Captured in the hallways, Benjamin is shot and tortured by Mrs. Coulter and her daemon. But he finds a way out — by throwing himself down the elevator shaft. In that moment, Mrs. Coulter is the angriest I think we’ve seen her and through that anger she becomes more detached from herself.
When she rises from the floor, we see her walk away from the elevator doors and her monkey is nowhere to be found. She is utterly alone, as Fadar Coram describes her, completely discontented with herself. Echoing the scenes earlier in the episode where she sends the spy flies after Lyra, Mrs. Coulter only feels some form of emotional rise when she is inches from death.

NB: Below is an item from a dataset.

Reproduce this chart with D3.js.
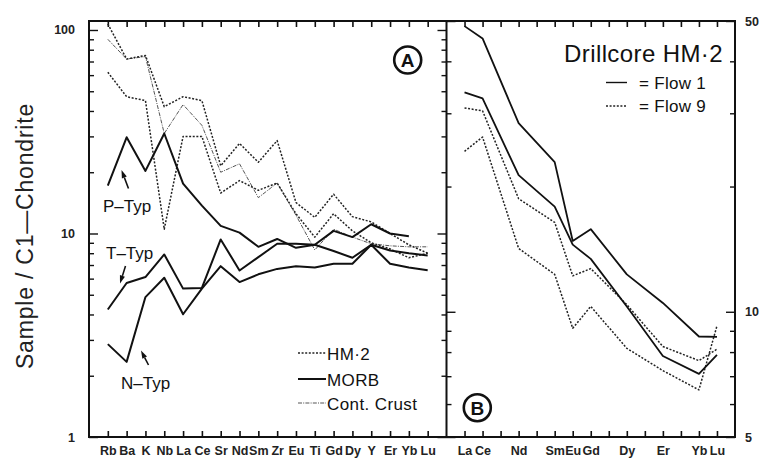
<!DOCTYPE html>
<html><head><meta charset="utf-8">
<script src="https://cdn.jsdelivr.net/npm/d3@7"></script>
<style>body{margin:0;background:#fff}svg{display:block}</style>
</head><body><svg id="c" width="766" height="462"></svg>
<script>
// ---------- DATA ----------
const leftElems = ["Rb","Ba","K","Nb","La","Ce","Sr","Nd","Sm","Zr","Eu","Ti","Gd","Dy","Y","Er","Yb","Lu"];
const leftLabels = ["Rb","Ba","K","Nb","La","Ce","Sr","Nd","Sm","Zr","Eu","Ti","Gd","Dy","Y","Er","Yb","Lu"];
// MORB types (solid)
const pTyp = [17.2, 29.7, 20.3, 31.0, 17.6, 13.7, 10.9, 10.1, 8.6, 9.4, 8.5, 8.8, 10.3, 9.6, 11.1, 10.0, 9.7, null];
const tTyp = [4.23, 5.71, 6.11, 7.89, 5.36, 5.40, 9.35, 6.58, 7.65, 8.9, 8.9, 8.8, 8.2, 7.6, 8.8, 8.25, 8.0, 7.8];
const nTyp = [2.86, 2.34, 4.87, 6.06, 4.01, 5.36, 6.91, 5.77, 6.3, 6.7, 6.9, 6.8, 7.1, 7.1, 8.8, 7.1, 6.8, 6.6];
// HM 2 (dotted)
const hm2a = [107, 72, 75, 42, 47, 45, 21.5, 27.7, 22.4, 28.6, 14.2, 12.0, 15.6, 12.1, 11.4, 10.0, 8.8, 8.0];
const hm2b = [62, 47, 45, 10.5, 30, 30, 15.8, 18.2, 16.3, 17.7, 12.5, 9.6, 12.5, 10.3, 9.0, 8.4, 7.6, 8.0];
// Continental crust (thin)
const contCrust = [90, 72, 74, 31, 43, 34, 20, 22, 15, 17.7, 12.3, 8.3, 10.5, 9.6, 8.9, 8.7, 8.6, 8.6];
const leftYTicks = [1, 10, 100];

const reeAll = ["La","Ce","Pr","Nd","Pm","Sm","Eu","Gd","Tb","Dy","Ho","Er","Tm","Yb","Lu"];
const reeMeasured = ["La","Ce","Nd","Sm","Eu","Gd","Dy","Er","Yb","Lu"];
const flow1a = [48.6, 45.4, 28.4, 22.9, 14.8, 15.8, 12.3, 10.5, 8.72, 8.7];
const flow1b = [33.7, 32.6, 21.3, 17.9, 14.5, 13.4, 10.3, 7.83, 7.09, 7.88];
const flow9a = [30.9, 30.4, 18.7, 16.4, 12.2, 12.7, 10.4, 8.25, 7.63, 8.13];
const flow9b = [24.3, 26.3, 14.2, 12.3, 9.13, 10.3, 8.17, 7.22, 6.49, 9.25];
const rightYTicks = [5, 10, 50];

// ---------- LAYOUT ----------
const svg = d3.select("#c");
const L = {x0: 89, x1: 446.5, y0: 21, y1: 437};
const R = {x0: 446.5, x1: 735, y0: 21, y1: 437};
const FONT = "'Liberation Sans', Arial, sans-serif";

const xL = d3.scalePoint().domain(leftElems).range([L.x0, L.x1]).padding(1);
const yL = d3.scaleLog().domain([1, 110.7]).range([L.y1, L.y0]);
const xR = d3.scalePoint().domain(reeAll).range([R.x0, R.x1]).padding(1);
const yR = d3.scaleLog().domain([5, 50]).range([R.y1, R.y0]);

function minorTicks(lo, hi) {
  const out = [];
  for (let d = Math.pow(10, Math.floor(Math.log10(lo))); d <= hi; d *= 10)
    for (let k = 1; k < 10; k++) { const v = k * d; if (v >= lo - 1e-9 && v <= hi + 1e-9) out.push(v); }
  return out;
}
const majorL = new Set([1, 10, 100]);
const majorR = new Set([5, 10, 50]);

function styleAxis(g, sw) {
  g.select(".domain").remove();
  g.selectAll(".tick line").attr("stroke", "#111").attr("stroke-width", sw || 1.4);
}

// vertical log ticks
function vTicks(scale, x, dir, vals, majors) {
  const ax = (dir > 0 ? d3.axisRight(scale) : d3.axisLeft(scale))
    .tickValues(vals).tickFormat("").tickSize(5);
  const g = svg.append("g").attr("transform", `translate(${x},0)`).call(ax);
  styleAxis(g);
  g.selectAll(".tick line").attr("x2", d => dir * (majors.has(d) ? 9 : 5));
}
vTicks(yL, L.x0, 1, minorTicks(1, 100), majorL);
vTicks(yL, L.x1, -1, minorTicks(1, 100), majorL);
vTicks(yR, R.x0, 1, minorTicks(5, 50), majorR);
vTicks(yR, R.x1, -1, minorTicks(5, 50), majorR);

// horizontal category ticks
function hTicks(scale, vals) {
  const gb = svg.append("g").attr("transform", `translate(0,${L.y1})`)
    .call(d3.axisTop(scale).tickValues(vals).tickFormat("").tickSize(6));
  styleAxis(gb, 1.6);
  const gt = svg.append("g").attr("transform", `translate(0,${L.y0})`)
    .call(d3.axisBottom(scale).tickValues(vals).tickFormat("").tickSize(6));
  styleAxis(gt, 1.6);
}
hTicks(xL, leftElems);
hTicks(xR, reeAll);

// category labels
function catLabels(scale, vals) {
  const g = svg.append("g").attr("transform", `translate(0,${L.y1})`)
    .call(d3.axisBottom(scale).tickValues(vals).tickSize(0).tickPadding(9));
  g.select(".domain").remove();
  g.selectAll("text").attr("font-family", FONT).attr("font-size", 12.5)
    .attr("font-weight", "bold").attr("fill", "#222");
}
catLabels(xL, leftLabels);
catLabels(xR, reeMeasured);

// y labels
const gyl = svg.append("g").attr("transform", `translate(${L.x0},0)`)
  .call(d3.axisLeft(yL).tickValues(leftYTicks).tickFormat(d3.format("d")).tickSize(0).tickPadding(14));
gyl.select(".domain").remove();
gyl.selectAll("text").attr("font-family", FONT).attr("font-size", 12.5).attr("font-weight", "bold").attr("fill", "#222");
const gyr = svg.append("g").attr("transform", `translate(${R.x1},0)`)
  .call(d3.axisRight(yR).tickValues(rightYTicks).tickFormat(d3.format("d")).tickSize(0).tickPadding(10));
gyr.select(".domain").remove();
gyr.selectAll("text").attr("font-family", FONT).attr("font-size", 12.5).attr("font-weight", "bold").attr("fill", "#222");

// frames
svg.append("rect").attr("x", L.x0).attr("y", L.y0).attr("width", R.x1 - L.x0).attr("height", L.y1 - L.y0)
  .attr("fill", "none").attr("stroke", "#111").attr("stroke-width", 2);
svg.append("line").attr("x1", L.x1).attr("x2", L.x1).attr("y1", L.y0).attr("y2", L.y1)
  .attr("stroke", "#111").attr("stroke-width", 2);

// ---------- LINES ----------
const STY = {
  solid: {stroke: "#111", w: 2, dash: null},
  dotted: {stroke: "#222", w: 1.5, dash: "2,1.6"},
  thin: {stroke: "#555", w: 1, dash: "4,1.2,1,1.2"}
};
function drawLine(vals, elems, xs, ys, sty) {
  const pts = vals.map((v, i) => ({e: elems[i], v}));
  const line = d3.line().defined(d => d.v != null).x(d => xs(d.e)).y(d => ys(d.v));
  svg.append("path").attr("d", line(pts)).attr("fill", "none")
    .attr("stroke", sty.stroke).attr("stroke-width", sty.w)
    .attr("stroke-dasharray", sty.dash).attr("stroke-linejoin", "round");
}
drawLine(contCrust, leftElems, xL, yL, STY.thin);
drawLine(hm2a, leftElems, xL, yL, STY.dotted);
drawLine(hm2b, leftElems, xL, yL, STY.dotted);
drawLine(pTyp, leftElems, xL, yL, STY.solid);
drawLine(tTyp, leftElems, xL, yL, STY.solid);
drawLine(nTyp, leftElems, xL, yL, STY.solid);

drawLine(flow9a, reeMeasured, xR, yR, STY.dotted);
drawLine(flow9b, reeMeasured, xR, yR, STY.dotted);
drawLine(flow1a, reeMeasured, xR, yR, {stroke: "#111", w: 1.8, dash: null});
drawLine(flow1b, reeMeasured, xR, yR, {stroke: "#111", w: 1.8, dash: null});

// ---------- ANNOTATIONS ----------
function txt(x, y, s, size, opts) {
  opts = opts || {};
  return svg.append("text").attr("x", x).attr("y", y).text(s)
    .attr("font-family", FONT).attr("font-size", size).attr("fill", "#111")
    .attr("text-anchor", opts.anchor || "start").attr("font-weight", opts.weight || "normal")
    .attr("letter-spacing", opts.ls || 0);
}
// y title
svg.append("text").attr("transform", "translate(33,236) rotate(-90)").attr("text-anchor", "middle")
  .attr("font-family", FONT).attr("font-size", 23).attr("letter-spacing", 0.8).attr("fill", "#222")
  .text("Sample / C1\u2014Chondrite");

// type labels
txt(103, 212, "P\u2013Typ", 17);
txt(106, 259, "T\u2013Typ", 17);
txt(121, 389, "N\u2013Typ", 17);

// arrows
function arrow(x1, y1, x2, y2) {
  const a = Math.atan2(y2 - y1, x2 - x1), len = 8, hw = 2.6;
  const bx = x2 - len * Math.cos(a), by = y2 - len * Math.sin(a);
  svg.append("line").attr("x1", x1).attr("y1", y1).attr("x2", bx).attr("y2", by)
    .attr("stroke", "#111").attr("stroke-width", 1.6);
  svg.append("path").attr("d", `M${x2},${y2}L${bx + hw * Math.sin(a)},${by - hw * Math.cos(a)}L${bx - hw * Math.sin(a)},${by + hw * Math.cos(a)}Z`)
    .attr("fill", "#111");
}
arrow(128.5, 188.5, 121.5, 170);
arrow(125.5, 266, 120, 283.5);
arrow(148.5, 365, 141, 350.5);

// legend left
const legL = [
  {y: 353, s: "HM\u00b72", sty: STY.dotted},
  {y: 379, s: "MORB", sty: STY.solid},
  {y: 403, s: "Cont. Crust", sty: STY.thin}
];
legL.forEach(d => {
  svg.append("line").attr("x1", 298).attr("x2", 326).attr("y1", d.y).attr("y2", d.y)
    .attr("stroke", d.sty.stroke).attr("stroke-width", d.sty.w).attr("stroke-dasharray", d.sty.dash);
  txt(327, d.y + 6.5, d.s, 17, {ls: 0.4});
});

// circled letters
function circ(cx, cy, s) {
  svg.append("circle").attr("cx", cx).attr("cy", cy).attr("r", 13.5)
    .attr("fill", "none").attr("stroke", "#111").attr("stroke-width", 2.6);
  txt(cx, cy + 7, s, 19, {anchor: "middle", weight: "bold"});
}
circ(407.7, 60, "A");
circ(477.3, 407.7, "B");

// right title & legend
txt(723, 62, "Drillcore HM\u00b72", 24, {anchor: "end", ls: 0.4});
const legR = [
  {y: 82.5, s: "= Flow 1", sty: {stroke: "#111", w: 1.4, dash: null}},
  {y: 106, s: "= Flow 9", sty: STY.dotted}
];
legR.forEach(d => {
  svg.append("line").attr("x1", 606).attr("x2", 627).attr("y1", d.y).attr("y2", d.y)
    .attr("stroke", d.sty.stroke).attr("stroke-width", d.sty.w).attr("stroke-dasharray", d.sty.dash);
  txt(639, d.y + 6, d.s, 17, {ls: 0.3});
});
</script></body></html>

Her daemon watches her toy with their lives through a windowpane; he is confused and not sure what is going on, something I bet he has felt quite a lot. Watching him jump when she stumbles along the balcony is heartbreaking, even for someone who grew up with complete disdain for this creature. Thanks for keeping my emotions on high alert, His Dark Materials.
The symbolism of Benjamin’s death is not going to be the last time that Lyra must bear the weight of what the alethiometer reveals to her, but as first tries go, things are not off to a positive start.
Hopefully, the wind and witches will be on their side as we finally (FINALLY) get to Trollesund.
- Ma Costa describes Mrs. Coulter as being “broken with the shame of it all,” following Asriel’s murder of her husband Ed Coulter. Without a child or a husband, it’s hard to imagine what Mrs. Coulter went through during that time. It’s less hard to piece together how her semblance of control crumbles to pieces when the law intervenes in her life yet again, and her family begins to slip through her fingers. I’m not saying kidnapping children to run experiments is right. I’m just saying the woman’s been through it.
- Did you see the monkey’s face when that hawk disappeared after a suicide? I mean… if you think Mrs. Coulter has been through some stuff…This is also compounded by the moment right after, when Mrs. Coulter walks down the hall and the monkey is no where to be seen.
- Of note: In the book, there is only one spy fly.
- Ma Costa following the guards around with a picture of Billy was crushing. But that scented wood trick from the book, though not noted here, did hide Lyra well.
- There is so much emphasis on what acts are motivated by. Lyra is constantly being told she is wanted in this episode, and I think she is starting to take it in stride.
- MY BOY, IOREK BYRNISON, IS FINALLY HERE!
His Dark Materials season 1, episode 4, “Armour,” airs Monday, November 25 at 9:00 p.m. ET on HBO.